The policy calls for everyone on the field for the song to “stand and show respect,” but allows for players and other personnel to remain off the field if they choose. It also calls for the league to fine teams whose personnel do not “stand and show respect” and allows teams to set their own “work rules” for players who do not stand for the song.

After the NFL released its statement, the NFLPA responded with one of its own.

“The NFL chose to not consult the union in the development of this new ‘policy.’ NFL players have shown their patriotism through their social activism, their community service, in support of our military and law enforcement and yes, through their protests to raise awareness about the issues they care about.

“The vote by NFL club CEOs today contradicts the statements made to our player leadership by Commissioner Roger Goodell and the Chairman of the NFL’s Management Council John Mara about the principles, values and patriotism of our League.

“Our union will review the new “policy” and challenge any aspect of it that is inconsistent with the collective bargaining agreement.”

At a brief press conference after the release of the statement, NFL Commissioner Roger Goodell said there was “incredible engagement” with players about the anthem issue and said any response to the union would come in direct conversation with them. He was also asked who would be the arbiter of what it means to “show respect” and said the “general public has a very good feel” for what that is without delving into a detailed discussion of what that might mean beyond kneeling.

36 responses to “NFLPA will “challenge any aspect” of anthem policy inconsistent with CBA

  1. The players should be able to kneel, the NFL can fine them, and the proceeds go to war veterans. Players express their feelings about injustice, and veterans receive financial support which NFL players don’t mind. NFL players are looking to promote awareness of police brutality.

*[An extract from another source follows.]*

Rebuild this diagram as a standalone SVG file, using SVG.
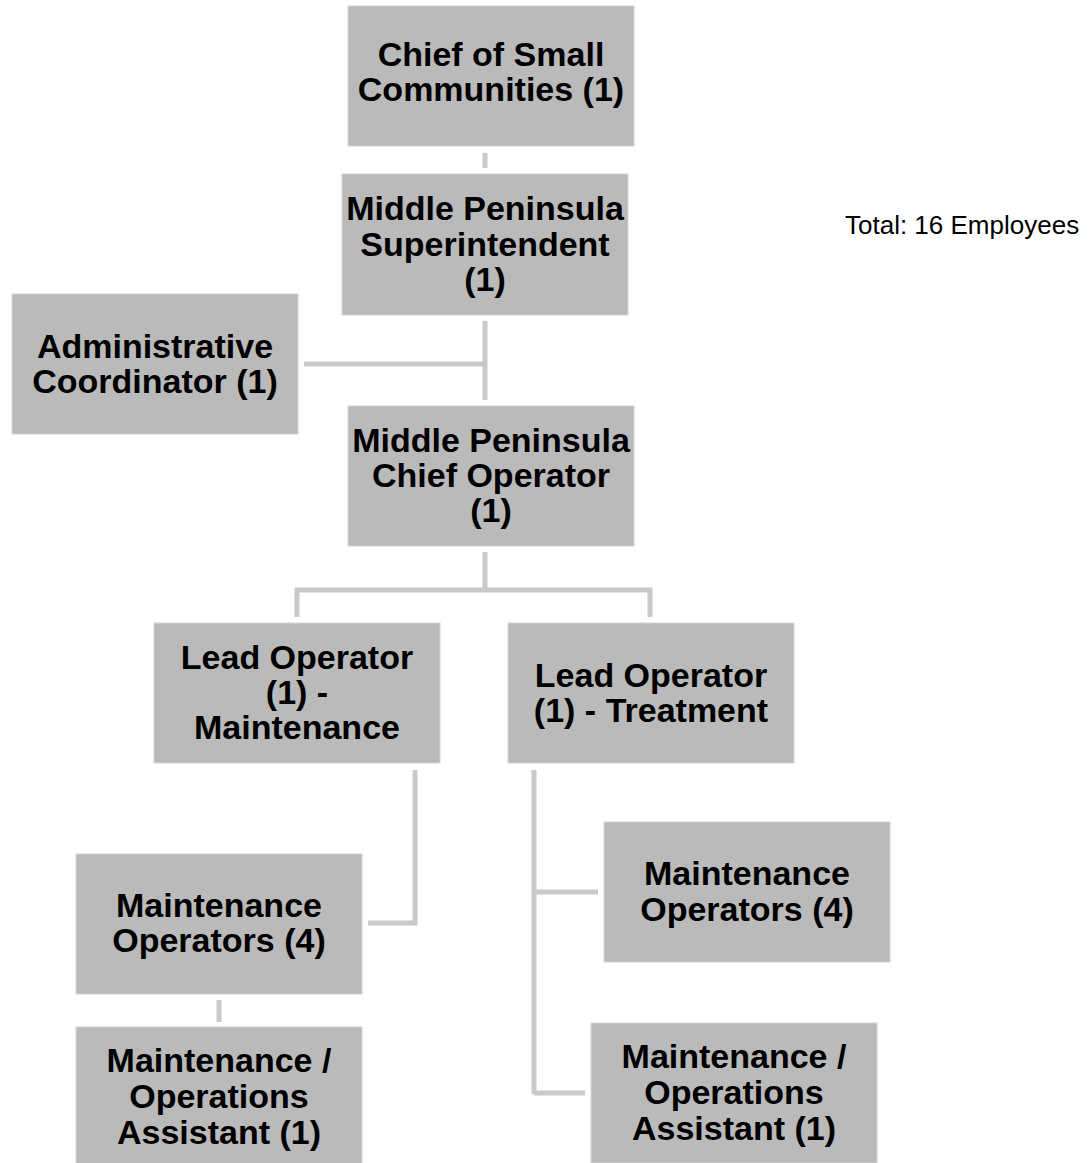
<svg xmlns="http://www.w3.org/2000/svg" width="1090" height="1163" viewBox="0 0 1090 1163">
<style>
.box{fill:#bababa;stroke:#d4d4d4;stroke-width:1}
.t{font-family:"Liberation Sans",Arial,sans-serif;font-weight:bold;font-size:34px;fill:#000;text-anchor:middle}
.c{stroke:#c9c9c9;stroke-width:5;fill:none}
.tot{font-family:"Liberation Sans",Arial,sans-serif;font-size:26px;fill:#000}
</style>
<rect width="1090" height="1163" fill="#fff"/>
<g id="connectors">
<line class="c" x1="485" y1="153" x2="485" y2="168"/>
<line class="c" x1="485" y1="321" x2="485" y2="400"/>
<line class="c" x1="304" y1="364" x2="485" y2="364"/>
<line class="c" x1="485" y1="552" x2="485" y2="590"/>
<polyline class="c" points="297,617 297,590 650,590 650,617"/>
<polyline class="c" points="415,770 415,923 368,923"/>
<line class="c" x1="219" y1="1000" x2="219" y2="1022"/>
<line class="c" x1="534" y1="770" x2="534" y2="1094"/>
<line class="c" x1="534" y1="892" x2="598" y2="892"/>
<line class="c" x1="534" y1="1093" x2="585" y2="1093"/>
</g>
<g id="chief-small-communities">
<rect class="box" x="348" y="6" width="286" height="140"/>
<text class="t" x="491" y="66">Chief of Small</text>
<text class="t" x="491" y="101">Communities (1)</text>
</g>
<g id="superintendent">
<rect class="box" x="342" y="174" width="286" height="141"/>
<text class="t" x="485" y="220">Middle Peninsula</text>
<text class="t" x="485" y="255.5">Superintendent</text>
<text class="t" x="485" y="291">(1)</text>
</g>
<g id="admin-coordinator">
<rect class="box" x="12" y="294" width="286" height="140"/>
<text class="t" x="155" y="358">Administrative</text>
<text class="t" x="155" y="393">Coordinator (1)</text>
</g>
<g id="chief-operator">
<rect class="box" x="348" y="406" width="286" height="140"/>
<text class="t" x="491" y="452">Middle Peninsula</text>
<text class="t" x="491" y="487">Chief Operator</text>
<text class="t" x="491" y="522">(1)</text>
</g>
<g id="lead-maintenance">
<rect class="box" x="154" y="623" width="286" height="140"/>
<text class="t" x="297" y="669">Lead Operator</text>
<text class="t" x="297" y="704">(1) -</text>
<text class="t" x="297" y="739">Maintenance</text>
</g>
<g id="lead-treatment">
<rect class="box" x="508" y="623" width="286" height="140"/>
<text class="t" x="651" y="687">Lead Operator</text>
<text class="t" x="651" y="722">(1) - Treatment</text>
</g>
<g id="maint-operators-left">
<rect class="box" x="76" y="854" width="286" height="140"/>
<text class="t" x="219" y="917">Maintenance</text>
<text class="t" x="219" y="952">Operators (4)</text>
</g>
<g id="assistant-left">
<rect class="box" x="76" y="1027" width="286" height="140"/>
<text class="t" x="219" y="1072">Maintenance /</text>
<text class="t" x="219" y="1108">Operations</text>
<text class="t" x="219" y="1144">Assistant (1)</text>
</g>
<g id="maint-operators-right">
<rect class="box" x="604" y="822" width="286" height="140"/>
<text class="t" x="747" y="885">Maintenance</text>
<text class="t" x="747" y="921">Operators (4)</text>
</g>
<g id="assistant-right">
<rect class="box" x="591" y="1023" width="286" height="140"/>
<text class="t" x="734" y="1068">Maintenance /</text>
<text class="t" x="734" y="1104">Operations</text>
<text class="t" x="734" y="1140">Assistant (1)</text>
</g>
<g id="total">
<text class="tot" x="845" y="234">Total: 16 Employees</text>
</g>
</svg>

  2. Nope. Article 46, baby!

    “I can do whatever I want, when I want, for whatever reasons I want, even if illegal under US law.”

    – Roger Goodell (in a federal court in August 2016, with 2 corrupt judges in his pocket)

    PS Anyone know what happened to his precious Article 46 with regards to the Manning Boys?

    Hmm. Seemed to miraculously not be used with factual cheating confirmed aka framejobs were not needed.

    Thanks for anyone who has these answers ahead of time.

  3. @tylawspick6

    No worries viagra Bob Kraft just named Meek Mill VP of football operations

  4. NFL players have shown their patriotism through their social activism
    =========================================================

    Left wing social activism and pig socks isn’t “patriotism”.

  5. It’s amazing that the most inept union in sports doesn’t realize that to the owners the CBA is equivalent to writing something on a napkin in a bar. Should they have not been in the forefront on this issue, that is a major issue to their constituents? Should they have not opened dialogue with their members employers and offered a fair compromise, opened dialogue whereas an agreement was reached. Why are these guys paying dues to such clowns?

  6. Both sides are so dysfunctional it’s making it really difficult to root for either.

    Then again I’m not the NFLs target anymore…I cut the cord, will not buy gear, no more sunday ticket and find going to a game a chore.

    I’d rather keep my hard earned local and give it to the local bars.

  7. The NFL stadium is a work place. Employers have the right under law to ensure a certain code of conduct is upheld. Employees have the right to find employment elsewhere if they feel the do not wish to uphold the standard expected of them. Employees also have the right, away from their work environment to conduct themselves as they so wish. Players can go be upset about whatever injustices they wish to cry for when not at work.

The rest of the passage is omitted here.